# Ion Media files Chapter 11.



## Nick (Apr 23, 2002)

From *TVSpy.com*:


> Long- struggling television station owner Ion Media Networks Inc. filed for Chapter 11 bankruptcy protection on Tuesday in U.S. Bankruptcy Court in New York City.
> 
> West Palm Beach-based Ion said it reached an agreement with a group of debt holders to convert its debt to equity.
> 
> ...


----------



## phrelin (Jan 18, 2007)

Maybe in the end we'll actually gain a network with series programming. From Adweek:


> "We are pleased with the support from our first lien senior debt holders to resolve the company's legacy debt issues and fund our television growth plans," said Ion CEO Brandon Burgess. "We are positioning the business for growth and will emerge from the restructuring in a strong position to serve viewers, clients and stakeholders."
> 
> Current programming includes a mix of off-network reruns such as NCIS and Boston Legal, as well as motion pictures. Additional syndicated shows, such as Criminal Minds and Ghost Whisperer, will join the line-up in the second half of the year, along with several originals, including the crime drama Durham County starring Hugh Dillon.


"Durham County" is a Canadian show and Hugh Dillion is this guy from "Flashpoint":










He describes "Durham County" in two interviews. First, in TVGuide:


> *TVGuide.com: You also have a Canadian series, Durham County, that's airing in the U.S. this year on ION Television. What's it about?*
> Dillon: It's a very dark, nightmarish show about this homicide cop who moves back to his hometown after his partner gets shot and killed. And he discovers his hometown is creepier than when he left. It's a very brutal, nightmarish program - and a very different animal. It's a dark little show.

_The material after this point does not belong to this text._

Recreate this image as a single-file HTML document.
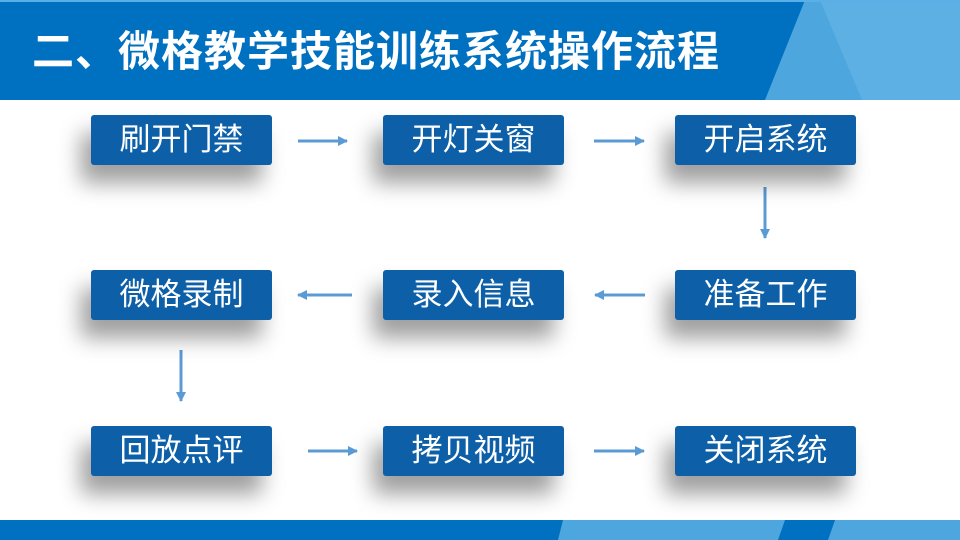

The second in this interview:


> *PopStar: * The Canadian hit show Durham County which has won over 11 Gemini is coming to the States this September on ION Television. What can we expect to see in this award winning show?
> *Hugh Dillon:* It is an incredibly dark piece of film making. It is a riveting story that deals with a homicide cop that comes back to his hometown and discovers his childhood friend is a serial killer. It is a very dark and disturbing no holds barred type of show however it is very compelling. It is one of those shows that are so addicting you will be hooked from the first frame. It is like watching a great feature film that is finely crafted.


Sounds interesting to me.


----------



## GaryPotter (Apr 12, 2008)

I have to wonder whether those ION stations would make more money just being regular independent stations. ION is a complete waste anyway.


----------



## Jimmy 440 (Nov 17, 2007)

I don't think I've ever watched a thing on ION ever !


----------



## samhevener (Feb 23, 2006)

Several years ago they bought channel 23 in Akron and gutted everything. They turned it into a 24 hour a day wasteland infomercial station. The city had to fight to get them to continue the local news for another year. I have nothing good to say about these people.


----------